Moby Dick

Moby Dick

  • Submitted By: golami
  • Date Submitted: 02/22/2009 2:49 PM
  • Category: English
  • Words: 291
  • Page: 2
  • Views: 365

The book Moby Dick by Herman Melville addresses the topics of wealth, class, race and gender. Queequeg is Herman Melville’s way of addressing each of these topics. Queequeg is the character that Herman Melville uses that addresses all 4 themes in a way. He goes against the commonly held ideas of the time.
Queequeg is the noble savage. He defies the idea of race because even though he is a savage from Africa he is more valuable to the crew than Ishmael, who is a white male. He is described as a cloth, a quilt of all the polygonal races combined. This cloth in a way represents unity where no race is superior to another.
Queequeg also is transcendence in gender.

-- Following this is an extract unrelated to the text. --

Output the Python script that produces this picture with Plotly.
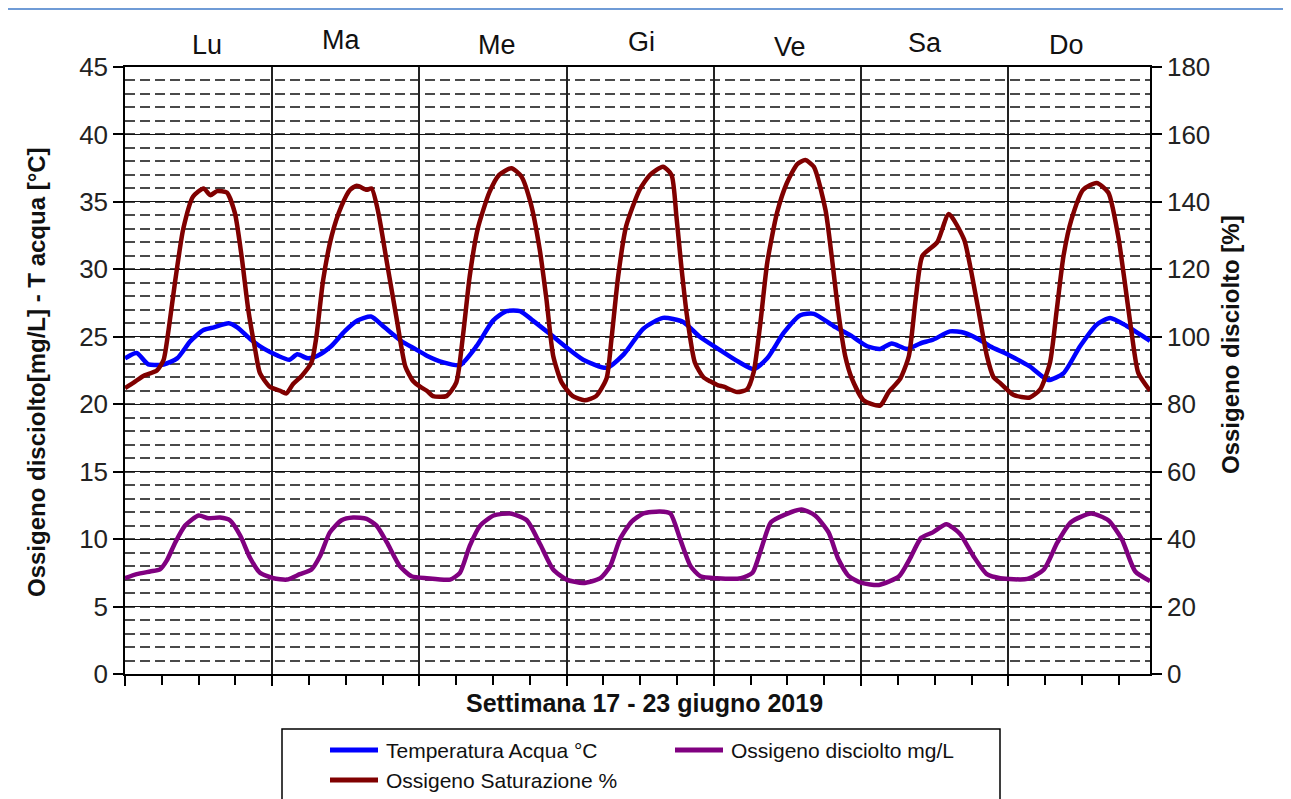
import plotly.graph_objects as go

# ---------------- data ----------------
temp_hours = [0, 1.9, 3.8, 6.3, 8.5, 10.7, 12.8, 14.5, 16.9, 18.3, 20.5, 22.7, 24.9, 26.8, 28.1, 29.8,
              31.4, 33.6, 35.8, 37.9, 40.1, 42.3, 45.0, 47.3, 49.2, 51.9, 54.6, 57.3, 60.0, 62.2, 64.4,
              66.5, 69.3, 72.0, 74.7, 78.5, 81.3, 84.5, 87.7, 91.0, 93.7, 96.7, 99.8, 102.5, 104.7,
              107.4, 110.1, 112.3, 115.5, 118.3, 121.0, 123.1, 125.0, 127.5, 129.6, 131.8, 134.5,
              136.8, 140.0, 141.0, 144.3, 147.5, 150.5, 153.0, 155.7, 158.4, 160.6, 163.3, 167.1]
temp_values = [23.4, 23.8, 22.95, 22.95, 23.4, 24.7, 25.5, 25.7, 26.0, 25.7, 24.8, 24.1, 23.6, 23.3, 23.7, 23.4,
               23.6, 24.3, 25.4, 26.2, 26.5, 25.7, 24.7, 24.1, 23.6, 23.1, 22.9, 24.3, 26.2, 26.9, 26.9,
               26.2, 25.2, 24.2, 23.3, 22.7, 23.7, 25.6, 26.4, 26.1, 25.0, 24.1, 23.2, 22.6, 23.4,
               25.3, 26.6, 26.7, 25.8, 25.1, 24.3, 24.1, 24.5, 24.1, 24.5, 24.8, 25.4,
               25.3, 24.6, 24.3, 23.6, 22.8, 21.8, 22.3, 24.3, 25.9, 26.4, 25.8, 24.7]

do_hours = [0, 1.9, 4.1, 5.7, 6.8, 8.2, 9.8, 12.0, 13.6, 15.5, 17.1, 18.8, 20.4, 22.0, 24.2, 26.4, 28.5,
            30.4, 31.8, 33.4, 35.3, 37.2, 39.4, 41.0, 42.7, 44.8, 46.7, 49.2, 53.0, 54.6, 56.2, 57.9,
            60.1, 62.8, 65.5, 67.7, 69.8, 72.0, 74.7, 77.5, 79.1, 80.7, 82.6, 84.5, 87.2, 88.9, 90.5,
            92.2, 93.8, 96.5, 100.4, 102.3, 103.7, 105.3, 107.5, 110.3, 112.5, 114.7, 116.3, 118.0,
            120.1, 122.9, 126.2, 127.9, 129.8, 131.7, 133.9, 136.1, 138.3, 140.5, 142.7, 147.1, 149.8,
            152.0, 154.2, 157.5, 160.3, 162.5, 164.7, 167.1]
do_values = [7.1, 7.4, 7.6, 7.75, 8.4, 9.75, 11.0, 11.75, 11.55, 11.6, 11.4, 10.25, 8.6, 7.5, 7.1, 7.0, 7.4,
             7.75, 8.75, 10.5, 11.4, 11.6, 11.5, 11.0, 9.75, 8.0, 7.25, 7.1, 7.0, 7.5, 9.5, 11.0,
             11.75, 11.9, 11.4, 9.6, 7.75, 7.0, 6.75, 7.1, 8.0, 10.0, 11.3, 11.9, 12.05, 11.9, 10.0,
             8.0, 7.25, 7.1, 7.1, 7.5, 9.25, 11.25, 11.8, 12.2, 11.75, 10.5, 8.5, 7.25,
             6.75, 6.6, 7.25, 8.5, 10.1, 10.5, 11.1, 10.4, 8.75, 7.4, 7.1, 7.05, 7.75,
             9.75, 11.25, 11.9, 11.4, 10.0, 7.6, 6.9]

sat_hours = [0, 1.4, 3.0, 5.2, 6.3, 7.1, 8.2, 9.5, 11.1, 12.8, 13.9, 15.0, 16.6, 17.9, 19.0, 20.1, 21.2,
             22.0, 23.6, 25.3, 26.3, 27.4, 28.8, 30.4, 31.2, 32.3, 33.7, 35.3, 36.7, 37.8, 39.4, 40.2,
             41.3, 42.7, 44.3, 45.7, 47.0, 48.1, 49.2, 50.2, 52.4, 54.0, 55.1, 56.2, 57.5, 59.4, 61.0,
             63.0, 64.6, 66.2, 67.6, 68.7, 69.8, 71.2, 73.0, 74.9, 76.8, 78.5, 79.3, 80.4, 81.7, 83.9,
             85.6, 87.7, 89.1, 89.9, 90.7, 91.6, 92.9, 94.3, 95.4, 96.7, 97.6, 99.8, 101.4, 102.5,
             103.6, 104.7, 106.3, 107.9, 109.6, 110.9, 112.3, 114.2, 115.2, 116.3, 117.4, 118.5,
             120.4, 123.1, 124.5, 126.4, 127.8, 128.9, 130.0, 132.4, 134.3, 136.8, 137.8, 139.2,
             140.5, 141.6, 142.6, 144.8, 147.5, 149.2, 150.8, 151.9, 153.0, 154.3, 156.2, 158.4,
             160.3, 161.9, 163.0, 164.1, 165.2, 167.1]
sat_values = [84.8, 86.4, 88.4, 90.0, 93.2, 102.0, 116.8, 132.0, 141.6, 144.0, 142.0, 143.2, 142.8, 136.8,
              124.0, 108.0, 96.4, 89.2, 85.2, 84.0, 83.2, 86.0, 88.4, 92.4, 100.0, 116.8, 130.0, 138.8,
              143.6, 144.8, 143.6, 144.0, 136.8, 122.0, 105.2, 91.2, 86.8, 85.2, 84.0, 82.4, 82.4, 86.4,
              100.4, 118.0, 132.0, 142.8, 148.0, 150.0, 147.6, 139.2, 126.0, 111.2, 94.4, 86.4, 82.4,
              81.2, 82.4, 87.6, 99.2, 118.0, 132.8, 143.6, 148.0, 150.4, 148.0, 135.6, 120.8, 106.4,
              92.4, 88.0, 86.8, 85.6, 85.2, 83.6, 84.4, 89.6, 104.4, 122.0, 136.8, 145.6, 151.2, 152.4,
              150.4, 137.6, 124.0, 107.2, 94.4, 87.6, 81.2, 79.6, 83.6, 87.6, 94.4, 111.2, 124.0, 128.0,
              136.4, 128.8, 120.8, 107.2, 94.4, 88.0, 86.4, 82.8, 82.0, 84.4, 92.4, 108.0, 124.0, 134.8,
              143.6, 145.6, 142.8, 130.0, 116.0, 101.2, 89.2, 84.0]

day_labels = ["Lu", "Ma", "Me", "Gi", "Ve", "Sa", "Do"]
y_left_ticks = list(range(0, 46, 5))
y_right_ticks = list(range(0, 181, 20))

legend_names = ["Temperatura Acqua °C", "Ossigeno disciolto mg/L", "Ossigeno Saturazione %"]
colors = ["#0000FF", "#800080", "#800000"]

# ---------------- figure ----------------
# The page body has an 8px default margin; figure is sized so page coords line up.
OFF = 8
W, H = 1291 - OFF, 799 - OFF
PLOT_LEFT, PLOT_RIGHT, PLOT_TOP, PLOT_BOTTOM = 125, 1150, 67, 674  # page pixels
L = PLOT_LEFT - OFF
T = PLOT_TOP - OFF
R = W - (PLOT_RIGHT - OFF)
B = H - (PLOT_BOTTOM - OFF)
pw = PLOT_RIGHT - PLOT_LEFT
ph = PLOT_BOTTOM - PLOT_TOP


def px_x(px):
    return (px - PLOT_LEFT) / pw


def px_y(py):
    return (PLOT_BOTTOM - py) / ph


FONT = "Liberation Sans, Arial, sans-serif"
LW = 4.5

fig = go.Figure()
fig.add_trace(go.Scatter(x=temp_hours, y=temp_values, mode="lines", name=legend_names[0],
                         line=dict(color=colors[0], width=LW, shape="spline", smoothing=0.6),
                         showlegend=False, yaxis="y"))
fig.add_trace(go.Scatter(x=do_hours, y=do_values, mode="lines", name=legend_names[1],
                         line=dict(color=colors[1], width=LW, shape="spline", smoothing=0.6),
                         showlegend=False, yaxis="y"))
fig.add_trace(go.Scatter(x=sat_hours, y=sat_values, mode="lines", name=legend_names[2],
                         line=dict(color=colors[2], width=LW, shape="spline", smoothing=0.6),
                         showlegend=False, yaxis="y2"))

x_end = 167.1
fig.update_layout(
    width=W, height=H,
    margin=dict(l=L, r=R, t=T, b=B, pad=0),
    paper_bgcolor="white", plot_bgcolor="white",
    font=dict(family=FONT, color="black"),
    xaxis=dict(range=[0, x_end], tickmode="linear", tick0=0, dtick=24,
               showticklabels=False, ticks="outside", ticklen=10, tickwidth=1.5, tickcolor="black",
               showgrid=True, gridcolor="#222", gridwidth=1.5,
               showline=True, linecolor="black", linewidth=1.5, mirror=True,
               minor=dict(tickmode="linear", tick0=0, dtick=6, ticks="outside", ticklen=9,
                          tickwidth=1.5, tickcolor="black", showgrid=False),
               zeroline=False, fixedrange=True),
    yaxis=dict(range=[0, 45], tickmode="array", tickvals=y_left_ticks,
               ticktext=[str(v) for v in y_left_ticks],
               ticks="outside", ticklen=10, tickwidth=1.5, tickcolor="black",
               tickfont=dict(size=26, family=FONT, color="#222"),
               showgrid=True, gridcolor="#111", gridwidth=1.2,
               minor=dict(tickmode="linear", tick0=0, dtick=1, showgrid=True,
                          gridcolor="#4a4a4a", gridwidth=1.5, griddash="10px,5px", ticks=""),
               showline=True, linecolor="black", linewidth=1.5,
               zeroline=False, fixedrange=True),
    yaxis2=dict(range=[0, 180], tickmode="array", tickvals=y_right_ticks,
                ticktext=[str(v) for v in y_right_ticks],
                overlaying="y", side="right",
                ticks="outside", ticklen=10, tickwidth=1.5, tickcolor="black",
                tickfont=dict(size=26, family=FONT, color="#222"),
                showgrid=False, showline=True, linecolor="black", linewidth=1.5,
                zeroline=False, fixedrange=True),
)

# day labels at top
day_px = [207, 341, 497, 641, 790, 925, 1066]
day_py = [45, 40, 45, 42, 47, 43, 45]
for lab, dx, dy in zip(day_labels, day_px, day_py):
    fig.add_annotation(text=lab, xref="paper", yref="paper", x=px_x(dx), y=px_y(dy),
                       xanchor="center", yanchor="middle", showarrow=False,
                       font=dict(size=27, family=FONT, color="#111"))

# axis titles
fig.add_annotation(text="<b>Settimana 17 - 23 giugno 2019</b>", xref="paper", yref="paper",
                   x=px_x(644), y=px_y(703), xanchor="center", yanchor="middle", showarrow=False,
                   font=dict(size=25, family=FONT, color="#111"))
fig.add_annotation(text="<b>Ossigeno disciolto[mg/L] - T acqua [°C]</b>", xref="paper", yref="paper",
                   x=px_x(36), y=px_y(372), xanchor="center", yanchor="middle", textangle=-90,
                   showarrow=False, font=dict(size=24, family=FONT, color="#111"))
fig.add_annotation(text="<b>Ossigeno disciolto [%]</b>", xref="paper", yref="paper",
                   x=px_x(1230), y=px_y(345), xanchor="center", yanchor="middle", textangle=-90,
                   showarrow=False, font=dict(size=24, family=FONT, color="#111"))

# custom legend box
fig.add_shape(type="rect", xref="paper", yref="paper",
              x0=px_x(282), x1=px_x(1000), y0=px_y(729), y1=px_y(830),
              line=dict(color="black", width=1.5), fillcolor="white", layer="above")
legend_pos = [(330, 750), (675, 750), (330, 780)]
for name, col, (lx, ly) in zip(legend_names, colors, legend_pos):
    fig.add_shape(type="line", xref="paper", yref="paper",
                  x0=px_x(lx), x1=px_x(lx + 48), y0=px_y(ly), y1=px_y(ly),
                  line=dict(color=col, width=5), layer="above")
    fig.add_annotation(text=name, xref="paper", yref="paper", x=px_x(lx + 54), y=px_y(ly),
                       xanchor="left", yanchor="middle", showarrow=False,
                       font=dict(size=21, family=FONT, color="#111"))

# top ruler line (page artifact)
fig.add_shape(type="line", xref="paper", yref="paper",
              x0=px_x(OFF), x1=px_x(1291), y0=px_y(OFF + 1), y1=px_y(OFF + 1),
              line=dict(color="#6f9bd6", width=2))

fig.write_html("out.html")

He shows compassion not capable of men at the time. In the Spouter Inn, within the novel, Queequeq is portrayed as putting his arm around Ishmael in an almost protective manner. It shows that men were capable of love and just as much as women.
Queequeg is a classless character. Though he supposedly has no place in the world he saves one of the people that disgraces him from drowning. He is just a harpooner and uses his skill to make his position in society, not his birth right.

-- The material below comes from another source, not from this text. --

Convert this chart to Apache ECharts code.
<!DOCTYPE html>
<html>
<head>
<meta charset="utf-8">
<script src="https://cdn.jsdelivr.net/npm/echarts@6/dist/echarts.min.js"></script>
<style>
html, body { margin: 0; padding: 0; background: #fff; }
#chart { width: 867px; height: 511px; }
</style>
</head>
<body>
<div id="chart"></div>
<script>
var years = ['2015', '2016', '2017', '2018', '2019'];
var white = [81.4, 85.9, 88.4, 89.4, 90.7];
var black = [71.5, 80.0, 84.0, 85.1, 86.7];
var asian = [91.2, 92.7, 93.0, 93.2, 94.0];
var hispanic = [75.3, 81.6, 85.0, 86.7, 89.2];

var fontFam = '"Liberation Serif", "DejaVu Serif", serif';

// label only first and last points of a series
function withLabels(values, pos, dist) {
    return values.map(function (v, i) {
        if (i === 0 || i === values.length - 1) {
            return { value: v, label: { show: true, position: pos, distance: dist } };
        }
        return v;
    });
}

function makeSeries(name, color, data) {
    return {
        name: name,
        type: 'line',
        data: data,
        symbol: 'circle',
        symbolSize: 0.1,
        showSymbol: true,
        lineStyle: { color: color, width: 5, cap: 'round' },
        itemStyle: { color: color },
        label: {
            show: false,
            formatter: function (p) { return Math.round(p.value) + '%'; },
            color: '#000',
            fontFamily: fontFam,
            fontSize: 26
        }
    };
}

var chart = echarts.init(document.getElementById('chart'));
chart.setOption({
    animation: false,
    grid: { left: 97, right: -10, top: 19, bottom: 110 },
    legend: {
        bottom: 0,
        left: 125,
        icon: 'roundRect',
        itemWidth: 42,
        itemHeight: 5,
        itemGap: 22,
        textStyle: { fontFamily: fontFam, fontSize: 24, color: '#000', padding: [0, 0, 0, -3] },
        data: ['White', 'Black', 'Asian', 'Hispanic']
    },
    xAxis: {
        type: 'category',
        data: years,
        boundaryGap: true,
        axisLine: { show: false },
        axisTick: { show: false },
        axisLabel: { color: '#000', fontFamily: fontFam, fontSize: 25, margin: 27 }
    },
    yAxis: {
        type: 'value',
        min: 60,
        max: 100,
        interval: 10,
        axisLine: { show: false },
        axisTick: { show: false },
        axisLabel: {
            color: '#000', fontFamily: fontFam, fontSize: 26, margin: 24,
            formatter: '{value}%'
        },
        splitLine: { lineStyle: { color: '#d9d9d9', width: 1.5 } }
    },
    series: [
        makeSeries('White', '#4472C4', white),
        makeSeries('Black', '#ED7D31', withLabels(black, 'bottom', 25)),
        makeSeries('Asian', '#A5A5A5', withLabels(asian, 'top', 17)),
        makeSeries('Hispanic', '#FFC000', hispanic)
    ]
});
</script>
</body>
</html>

Queequeg is not of much wealth but is assigned to the ninetieth layer just because of his skill. The amount of wealth he receives from being a crew member does not come from his race or class but from his skill. Even though in ways he is homosexual, none of this affects his position in society. Queequeg is the perfect character that depicts to these 4 themes where he makes his place in the novel against the commonly held trends of society.